Perhaps most noteworthy, though, has been the media-friendly attitude adoped by new Chief Justice John Roberts, in contrast to his predecessor William Rehnquist. Roberts recently was featured on ABC News' Nightline discussing both his view of the court and his son Jack's Spiderman imitation at Roberts' introduction by President Bush.
"Roberts is putting a smiley face in the center chair," said Hutchinson, who recalled earlier eras in which chief justices rigorously avoided the press and looked askance at their colleagues who consented to the rare interview.

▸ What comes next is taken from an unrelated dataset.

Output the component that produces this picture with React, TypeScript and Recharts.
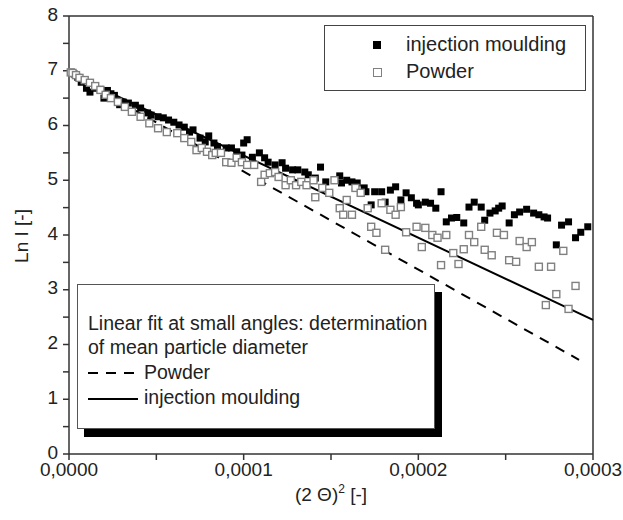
import React from 'react';
import { ComposedChart, Scatter, Line, XAxis, YAxis, ReferenceLine } from 'recharts';

// x = (2θ)² in units of 1e-4, y = Ln I
const mouldingPoints: [number, number][] = [
  [0.01, 6.97], [0.03, 6.94], [0.05, 6.88], [0.07, 6.79], [0.10, 6.68], [0.12, 6.61],
  [0.15, 6.68], [0.18, 6.66], [0.20, 6.50], [0.22, 6.64], [0.24, 6.58], [0.26, 6.55],
  [0.29, 6.38], [0.31, 6.43], [0.34, 6.41], [0.38, 6.37], [0.41, 6.32], [0.45, 6.23],
  [0.47, 6.19], [0.51, 6.16], [0.54, 6.14], [0.57, 6.10], [0.60, 6.06], [0.63, 6.01],
  [0.66, 5.97], [0.69, 5.88], [0.71, 5.92], [0.75, 5.77], [0.78, 5.70], [0.80, 5.81],
  [0.83, 5.68], [0.85, 5.61], [0.90, 5.59], [0.93, 5.59], [0.96, 5.52], [0.99, 5.46],
  [1.00, 5.68], [1.02, 5.74], [1.05, 5.42], [1.09, 5.50], [1.12, 5.41], [1.14, 5.33],
  [1.18, 5.28], [1.22, 5.32], [1.24, 5.22], [1.28, 5.19], [1.31, 5.19], [1.35, 5.15],
  [1.37, 5.10], [1.41, 5.04], [1.44, 5.24], [1.47, 4.97], [1.52, 5.00], [1.55, 5.08],
  [1.56, 4.95], [1.59, 5.00], [1.62, 4.97], [1.65, 4.95], [1.69, 4.86], [1.70, 4.79],
  [1.73, 4.55], [1.75, 4.79], [1.79, 4.79], [1.81, 4.60], [1.84, 4.82], [1.87, 4.88],
  [1.90, 4.64], [1.93, 4.77], [1.96, 4.68], [1.99, 4.58], [2.00, 4.55], [2.04, 4.60],
  [2.07, 4.58], [2.10, 4.49], [2.13, 4.79], [2.16, 4.24], [2.19, 4.31], [2.22, 4.32],
  [2.26, 4.22], [2.29, 4.51], [2.32, 4.60], [2.36, 4.51], [2.38, 4.27], [2.41, 4.40],
  [2.44, 4.44], [2.46, 4.49], [2.48, 4.53], [2.52, 4.22], [2.55, 4.37], [2.58, 4.42],
  [2.62, 4.47], [2.66, 4.40], [2.69, 4.37], [2.72, 4.33], [2.74, 4.31], [2.79, 3.82],
  [2.82, 4.18], [2.86, 4.24], [2.90, 3.95], [2.93, 4.05], [2.97, 4.15],
];

const powderPoints: [number, number][] = [
  [0.01, 6.97], [0.02, 6.96], [0.04, 6.92], [0.06, 6.87], [0.09, 6.83], [0.12, 6.78],
  [0.15, 6.72], [0.18, 6.65], [0.21, 6.56], [0.24, 6.50], [0.28, 6.43], [0.32, 6.34],
  [0.36, 6.25], [0.41, 6.16], [0.46, 6.04], [0.51, 5.95], [0.56, 5.88], [0.62, 5.86],
  [0.66, 5.77], [0.70, 5.70], [0.73, 5.55], [0.76, 5.59], [0.79, 5.52], [0.82, 5.46],
  [0.84, 5.50], [0.87, 5.50], [0.90, 5.33], [0.93, 5.32], [0.96, 5.41], [0.99, 5.33],
  [1.02, 5.28], [1.06, 5.28], [1.10, 4.97], [1.12, 5.10], [1.15, 5.13], [1.18, 5.15],
  [1.20, 5.06], [1.24, 4.91], [1.27, 5.00], [1.30, 4.91], [1.33, 4.97], [1.36, 4.91],
  [1.40, 5.00], [1.41, 4.69], [1.45, 4.86], [1.49, 4.77], [1.52, 5.00], [1.55, 4.49],
  [1.57, 4.37], [1.59, 4.64], [1.62, 4.37], [1.64, 4.86], [1.67, 4.77], [1.71, 4.49],
  [1.73, 4.15], [1.76, 4.04], [1.79, 4.58], [1.81, 3.73], [1.84, 4.46], [1.87, 4.37],
  [1.90, 4.51], [1.93, 4.05], [1.99, 4.15], [2.02, 3.78], [2.04, 4.13], [2.08, 4.00],
  [2.11, 3.95], [2.13, 3.45], [2.16, 4.00], [2.20, 3.67], [2.23, 3.47], [2.26, 3.74],
  [2.29, 4.00], [2.32, 3.87], [2.36, 4.15], [2.38, 3.73], [2.42, 3.63], [2.45, 4.04],
  [2.49, 4.00], [2.52, 3.54], [2.56, 3.51], [2.58, 3.89], [2.62, 3.78], [2.65, 3.87],
  [2.69, 3.42], [2.73, 2.72], [2.76, 3.42], [2.79, 2.92], [2.83, 3.71], [2.86, 2.65],
  [2.90, 3.07],
];

// linear fits at small angles
const powderFit: [number, number][] = [[0, 6.95], [2.92, 1.72]];
const mouldingFit: [number, number][] = [[0, 6.95], [3.0, 2.45]];

const xTicks = [0, 0.5, 1, 1.5, 2, 2.5, 3];
const yTicks = [0, 0.5, 1, 1.5, 2, 2.5, 3, 3.5, 4, 4.5, 5, 5.5, 6, 6.5, 7, 7.5, 8];
const X_MAX = 3;
const Y_MAX = 8;

const toRows = (pts: [number, number][]) => pts.map(([x, y]) => ({ x, y }));

const FilledSquare = (p: any) => (
  <rect x={p.cx - 3.5} y={p.cy - 3.5} width={7} height={7} fill="#000" />
);
const OpenSquare = (p: any) => (
  <rect x={p.cx - 3.5} y={p.cy - 3.5} width={7} height={7} fill="#fff" stroke="#808080" strokeWidth={1.4} />
);

const FONT = '"Liberation Sans", Arial, sans-serif';
const axisColor = '#333';

const fmtX = (v: number) => (Number.isInteger(v) ? (v / 10000).toFixed(4).replace('.', ',') : '');
const fmtY = (v: number) => (Number.isInteger(v) ? String(v) : '');

export default function App() {
  return (
    <div style={{ position: 'absolute', left: 0, top: 0, width: 623, height: 520, background: '#fff', fontFamily: FONT, color: '#222' }}>
      <ComposedChart width={623} height={520} margin={{ top: 16, right: 30, bottom: 0, left: 0 }}>
        <XAxis type="number" dataKey="x" domain={[0, X_MAX]} ticks={xTicks} tickFormatter={fmtX}
          height={66} tickSize={6} tickMargin={3} stroke={axisColor} strokeWidth={1.5}
          tick={{ fill: '#222', fontSize: 19, fontFamily: FONT }} interval={0} />
        <YAxis type="number" dataKey="y" domain={[0, Y_MAX]} ticks={yTicks} tickFormatter={fmtY}
          width={69} tickSize={6} tickMargin={5} stroke={axisColor} strokeWidth={1.5}
          tick={{ fill: '#222', fontSize: 19, fontFamily: FONT, dy: -2 }} interval={0} />

        {/* frame on top and right */}
        <ReferenceLine y={Y_MAX} stroke={axisColor} strokeWidth={1.5} />
        <ReferenceLine x={X_MAX} stroke={axisColor} strokeWidth={1.5} />

        <Line data={toRows(powderFit)} dataKey="y" type="linear" stroke="#000"
          strokeWidth={2} strokeDasharray="10 8" dot={false} activeDot={false} isAnimationActive={false} />
        <Line data={toRows(mouldingFit)} dataKey="y" type="linear" stroke="#000"
          strokeWidth={2} dot={false} activeDot={false} isAnimationActive={false} />
        <Scatter data={toRows(mouldingPoints)} dataKey="y" shape={FilledSquare} isAnimationActive={false} />
        <Scatter data={toRows(powderPoints)} dataKey="y" shape={OpenSquare} isAnimationActive={false} />
      </ComposedChart>

      {/* axis titles */}
      <div style={{ position: 'absolute', left: 22, top: 236, transform: 'translate(-50%, -50%) rotate(-90deg)', fontSize: 19, whiteSpace: 'nowrap' }}>
        Ln I [-]
      </div>
      <div style={{ position: 'absolute', left: 331, top: 494, transform: 'translate(-50%, -50%)', fontSize: 19, whiteSpace: 'nowrap' }}>
        (2 Θ)<sup style={{ fontSize: 12 }}>2</sup> [-]
      </div>

      {/* series legend */}
      <div style={{ position: 'absolute', left: 324, top: 25, width: 260, height: 64, border: '1.5px solid #444', background: '#fff', fontSize: 20 }}>
        <div style={{ position: 'absolute', left: 48, top: 15, width: 8, height: 8, background: '#000' }} />
        <div style={{ position: 'absolute', left: 81, top: 6, lineHeight: '24px' }}>injection moulding</div>
        <div style={{ position: 'absolute', left: 48, top: 42, width: 7, height: 7, border: '1.4px solid #808080' }} />
        <div style={{ position: 'absolute', left: 81, top: 33, lineHeight: '24px' }}>Powder</div>
      </div>

      {/* fit legend with drop shadow */}
      <div style={{ position: 'absolute', left: 77, top: 284, width: 356, height: 143, border: '1.5px solid #555', background: '#fff', boxShadow: '7px 8px 0 #000', fontSize: 19.5, lineHeight: '25px' }}>
        <div style={{ position: 'absolute', left: 10, top: 26 }}>Linear fit at small angles: determination</div>
        <div style={{ position: 'absolute', left: 10, top: 50 }}>of mean particle diameter</div>
        <svg style={{ position: 'absolute', left: 10, top: 86 }} width={50} height={4}>
          <line x1={0} y1={2} x2={50} y2={2} stroke="#000" strokeWidth={2} strokeDasharray="10 8" />
        </svg>
        <div style={{ position: 'absolute', left: 66, top: 75 }}>Powder</div>
        <svg style={{ position: 'absolute', left: 10, top: 112 }} width={50} height={4}>
          <line x1={0} y1={2} x2={50} y2={2} stroke="#000" strokeWidth={2} />
        </svg>
        <div style={{ position: 'absolute', left: 66, top: 100 }}>injection moulding</div>
      </div>
    </div>
  );
}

Having spent more of his legal career as an advocate than as a judge, Roberts is at ease on a public stage. He has longstanding professional relationships with many in the court's veteran reporting corps.
For many years, justices held to the view that the court's mystique and reputation were enhanced by their distance from the public. The justices spoke through their written opinions, laying out not only what they had decided, but why.
Their unbending refusal to allow cameras in the courtroom has been part and parcel of this belief that the Supreme Court is unlike the Congress and the presidency in that it does not serve at the pleasure of voters.
Rehnquist could stroll around the court, unrecognized by tourists. Justice Anthony Kennedy snapped a photograph for visitors who had no idea who he was. Justice John Paul Stevens once was asked to move out of the way by a picture-taking tourist.
Now comes Roberts, who appears intent on allowing the public more of a look inside the court, although the prospect of televised court sessions still seems remote. He also heartily endorsed tighter ethics rules for judges, although those rules do not apply to the Supreme Court.
Douglas Kmiec, a Pepperdine law professor and Justice Department official in earlier Republican administrations, said Roberts' public relations effort is in line with his desire to have the court issue narrower, more consensual rulings.
"I think he feels a burden of explanation. The court has become so much the storm center of cultural controversy. Roberts is committed to not having that be so," Kmiec said. "If that's the case, it requires a certain amount of public explanation."
Stephen Wermiel, a law professor at American University, agreed that "the idea of more consensus brought about by narrower decision making enhances the public image of the court."
Yet Breyer and Scalia, for instance, have said they don't necessarily agree with the chief's call for greater consensus on the court. Scalia made clear he prefers bold rulings that serve as a guide for lower courts and lawyers, saying narrow rulings can be so constricted as to be useless
Another possibility, said University of Virginia law professor G. Edward White, is that the court will stay in the middle of national controversies and that Roberts believes its credibility will be enhanced if the justices appear less remote.
It may also be that the justices believe they can keep proponents of even greater openness, especially cameras in the courtroom, at bay.
At this early stage in his tenure, it is unclear just where the court is headed. With Roberts and Alito two new conservative faces on the court, high-profile cases involving abortion, race and the environment await decisions.
But by courting the media, the chief justice already has broken with his predecessors in one respect.